Oltre al brano sanremese nasce l’album Lacrime che, tra le altre, contiene perle come Versilia, Il mio oriente e il Fiume dei profumi. È un anno ricco di impegni e importantissimi riconoscimenti come il bel quarto posto all’Eurofestival con Rapsodia, anch’essa scritta da Giancarlo Bigazzi, il successo con Roberto Murolo ed Enzo Gragnaniello ottenuto con la memorabile Cu’ mme che, dopo molti anni, riporta il dialetto napoletano in classifica, oltre a fare il giro del mondo.
E ancora: la bellissima puntata monografica di Serata d’onore, condotta da Marisa Laurito, dedicata interamente a lei e ad Alberto Tomba. La partecipazione al Cantagiro, il premio come migliore interprete dell’anno al Canzoniere dell’estate, tenutosi in diretta TV nell’incantevole scenario della Valle dei Templi di Agrigento, il tour teatrale Per aspera ad astra in cui ripercorre le tappe più pregnanti e significative della sua lunghissima carriera.
Il ‘93 non è un anno molto fortunato per Mimì: l’accoppiata-happening sanremese con la sorella Loredana Berté con Stiamo come stiamo non ottiene gli esiti sperati e Vieneme non sembra avere l’unghiata vincente per ripetere l’exploit con Murolo e Gragnaniello.
Con il ‘94 arriva il Festival Italiano con Viva l’amore del fido Mimmo Cavallo e un album di cover di grandi cantautori italiani, Fabrizio De André e Ivano Fossati su tutti (poi Vasco Rossi, Zucchero, i fratelli Bennato, Lucio Dalla, Francesco De Gregori) dal titolo La musica che mi gira intorno. Hotel Supramonte, Mimì sarà e le grintosissime Dillo alla luna e Tutto sbagliato Baby, le vere hit. È il suo ultimo capolavoro. Il suo testamento artistico e umano.
Nel mese di marzo del 1995 a Papaveri e papere duetta con l’astro nascente Giorgia ed entusiasma il pubblico che la acclama con una standing ovation. Nella puntata conclusiva tutti gli artisti presenti rimangono estasiati per la sua interpretazione mozzafiato de La voce del silenzio, cavallo di battaglia di Dionne Warwick e Mina. Due mesi dopo, il 12 maggio, un arresto cardiaco interrompe la sua esistenza, ma non il suo canto d’amore.

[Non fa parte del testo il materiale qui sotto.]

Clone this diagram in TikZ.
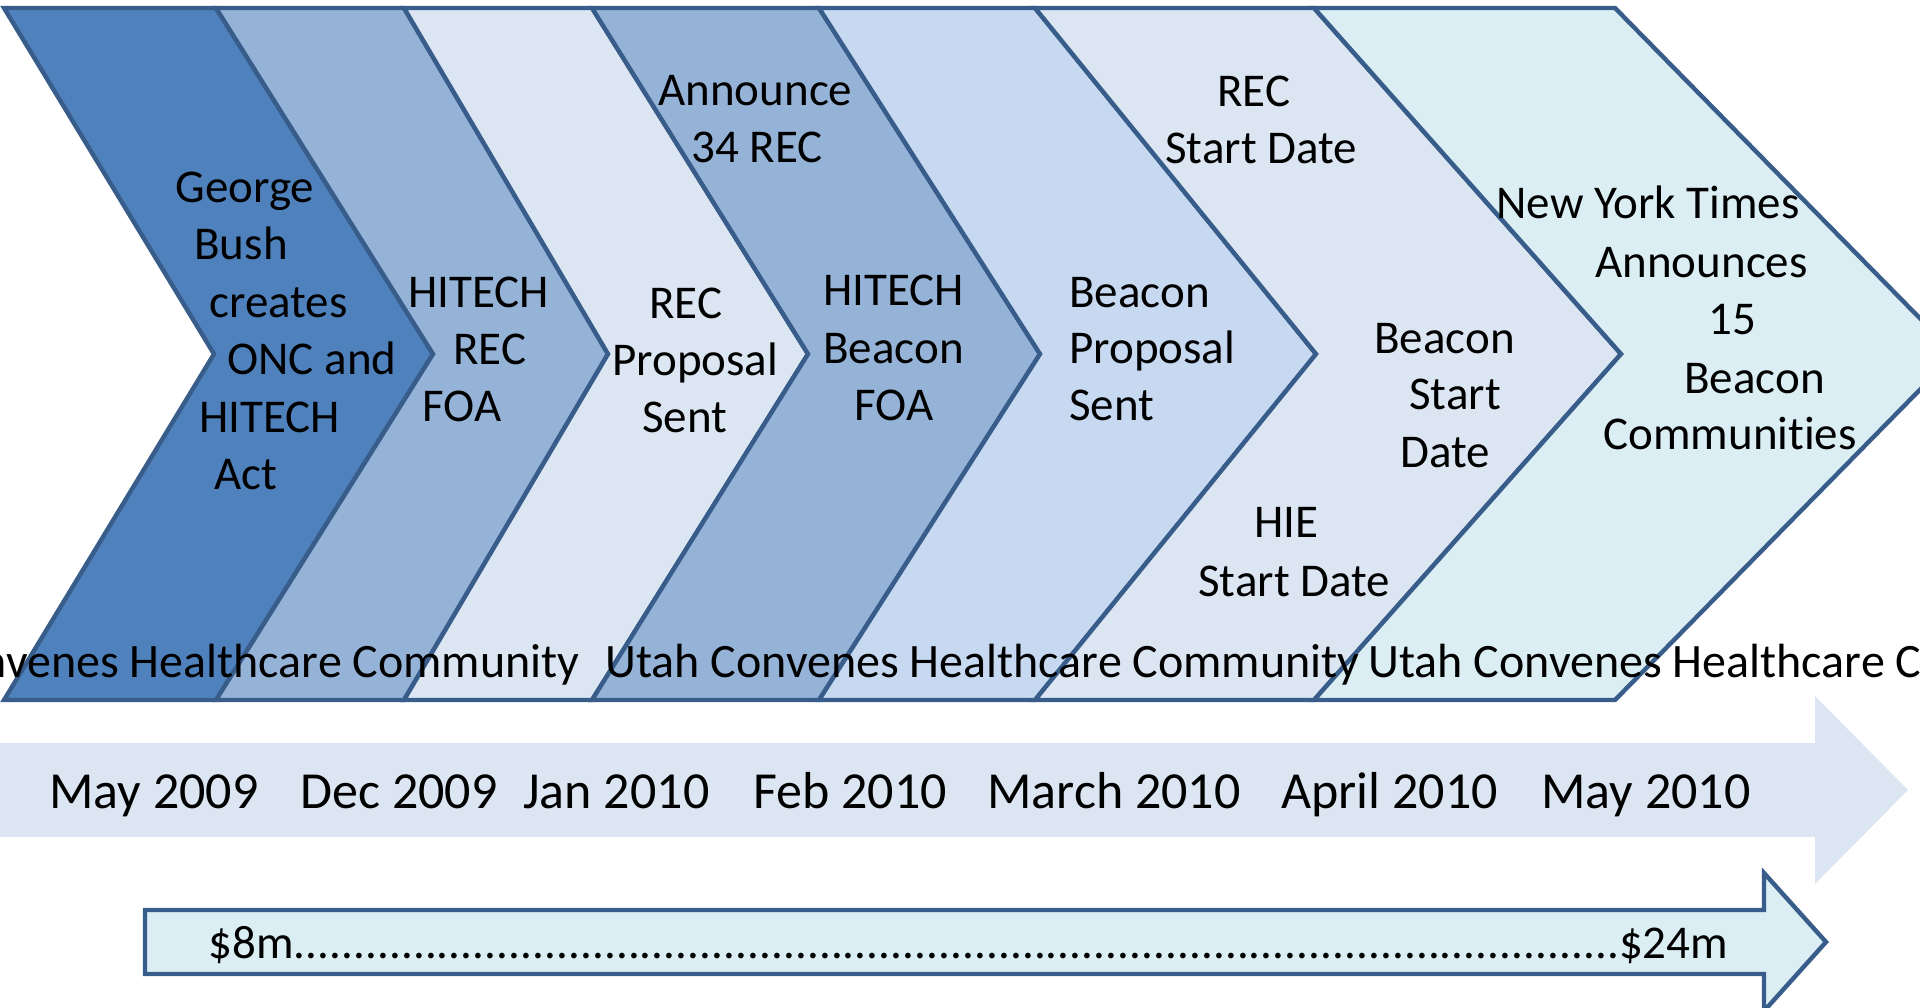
\documentclass[tikz,border=0pt]{standalone}
\usepackage{fontspec}
\setmainfont{Carlito}[Ligatures=NoCommon]
\definecolor{edgeblue}{HTML}{385D8A}
\definecolor{chevdark}{HTML}{4F81BD}
\definecolor{chevmid}{HTML}{95B3D7}
\definecolor{chevpale}{HTML}{DCE6F2}
\definecolor{chevsky}{HTML}{C6D9F1}
\definecolor{chevaqua}{HTML}{DAEEF3}

\begin{document}
\begin{tikzpicture}[x=0.5pt,y=-0.5pt,
    chev/.style={draw=edgeblue,line width=2.2pt,line join=miter},
    lbl/.style={anchor=base west,inner sep=0pt,font=\fontsize{23.5}{28}\selectfont},
    datelbl/.style={anchor=base west,inner sep=0pt,font=\fontsize{26}{31}\selectfont}]
  \useasboundingbox (0,0) rectangle (1920,1007);
  \clip (0,0) rectangle (1920,1007);

  % chevrons
  \draw[chev,fill=chevdark] (4,8) -- (216,8) -- (433,354) -- (216,700) -- (4,700) -- (214,354) -- cycle;
  \draw[chev,fill=chevmid] (216,8) -- (404,8) -- (608,354) -- (404,700) -- (216,700) -- (433,354) -- cycle;
  \draw[chev,fill=chevpale] (404,8) -- (592,8) -- (808,354) -- (592,700) -- (404,700) -- (608,354) -- cycle;
  \draw[chev,fill=chevmid] (592,8) -- (819,8) -- (1040,354) -- (819,700) -- (592,700) -- (808,354) -- cycle;
  \draw[chev,fill=chevsky] (819,8) -- (1035,8) -- (1316,354) -- (1035,700) -- (819,700) -- (1040,354) -- cycle;
  \draw[chev,fill=chevpale] (1035,8) -- (1314,8) -- (1621,354) -- (1314,700) -- (1035,700) -- (1316,354) -- cycle;
  \draw[chev,fill=chevaqua] (1314,8) -- (1615,8) -- (1955,354) -- (1615,700) -- (1314,700) -- (1621,354) -- cycle;

  % time line and funding arrow
  \fill[chevpale] (0,743) -- (1815,743) -- (1815,696) -- (1908,790) -- (1815,884) -- (1815,837) -- (0,837) -- cycle;
  \draw[chev,fill=chevaqua] (145,910) -- (1764,910) -- (1764,873) -- (1826,942) -- (1764,1011) -- (1764,974) -- (145,974) -- cycle;

  \begin{scope}[every node/.style={lbl}]
    \node (bush1) at (175,202) {George};
    \node (bush2) at (194,259) {Bush};
    \node (bush3) at (209,317) {creates};
    \node (bush4) at (227,374) {ONC and};
    \node (bush5) at (199,432) {HITECH};
    \node (bush6) at (214,489) {Act};

    \node (recfoa1) at (408,307) {HITECH};
    \node (recfoa2) at (453,364) {REC};
    \node (recfoa3) at (422,421) {FOA};

    \node (recsent1) at (649,318) {REC};
    \node (recsent2) at (612,375) {Proposal};
    \node (recsent3) at (642,432) {Sent};

    \node (announce1) at (658,105) {Announce};
    \node (announce2) at (691,162) {34 REC};
    \node (bcnfoa1) at (823,305) {HITECH};
    \node (bcnfoa2) at (823,363) {Beacon};
    \node (bcnfoa3) at (854,420) {FOA};

    \node (bcnsent1) at (1069,307) {Beacon};
    \node (bcnsent2) at (1069,363) {Proposal};
    \node (bcnsent3) at (1069,420) {Sent};

    \node (recstart1) at (1217,106) {REC};
    \node (recstart2) at (1165,163) {Start Date};
    \node (hiestart1) at (1254,537) {HIE};
    \node (hiestart2) at (1198,596) {Start Date};
    \node (bcnstart1) at (1374,353) {Beacon};
    \node (bcnstart2) at (1409,409) {Start};
    \node (bcnstart3) at (1400,467) {Date};

    \node (nyt1) at (1496,218) {New York Times};
    \node (nyt2) at (1595,277) {Announces};
    \node (nyt3) at (1708,334) {15};
    \node (nyt4) at (1684,393) {Beacon};
    \node (nyt5) at (1603,449) {Communities};

    \node[anchor=base east,font=\fontsize{24}{28}\selectfont] (utah1) at (580,677) {Utah Convenes Healthcare Community};
    \node[font=\fontsize{24}{28}\selectfont] (utah2) at (605,677) {Utah Convenes Healthcare Community};
    \node[font=\fontsize{24}{28}\selectfont] (utah3) at (1368,677) {Utah Convenes Healthcare Community};

    \node (fund) at (208,958) {\hbox to 761pt{\$8m\xleaders\hbox{.}\hfill\$24m}};
  \end{scope}

  \begin{scope}[every node/.style={datelbl}]
    \node (may09) at (49,808) {May 2009};
    \node (dec09) at (300,808) {Dec 2009};
    \node (jan10) at (523,808) {Jan 2010};
    \node (feb10) at (753,808) {Feb 2010};
    \node (mar10) at (987,808) {March 2010};
    \node (apr10) at (1281,808) {April 2010};
    \node (may10) at (1541,808) {May 2010};
  \end{scope}
\end{tikzpicture}
\end{document}
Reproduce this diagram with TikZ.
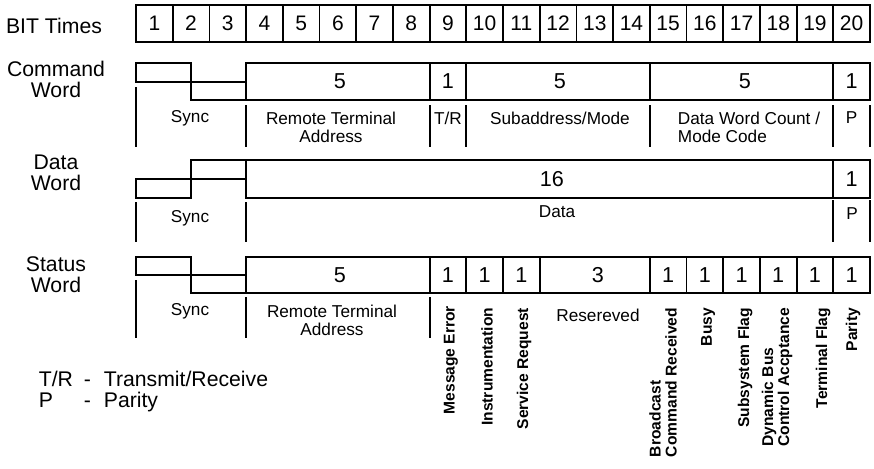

In tutti questi anni le hanno intitolato – in numerosi luoghi di tutta Italia – vie, piazze, un giardino, un anfiteatro, una sala, un belvedere e un Parco (a Roma, per una felice coincidenza proprio in via Domenico Modugno). Per renderle omaggio sono stati istituiti premi, eventi e un festival. Dal 1998, a Bagnara Calabra, un monumento scruta il suo mare della Marinella, posizionato in uno splendido e curatissimo giardino. Il recente film, il florilegio di libri, raccolte, ristampe e dischi postumi con concerti e brani inediti, supportati da un pubblico sempre molto affettuoso, attento e partecipe, l’ha decretata l’artista più collezionata e presente della storia musicale italiana.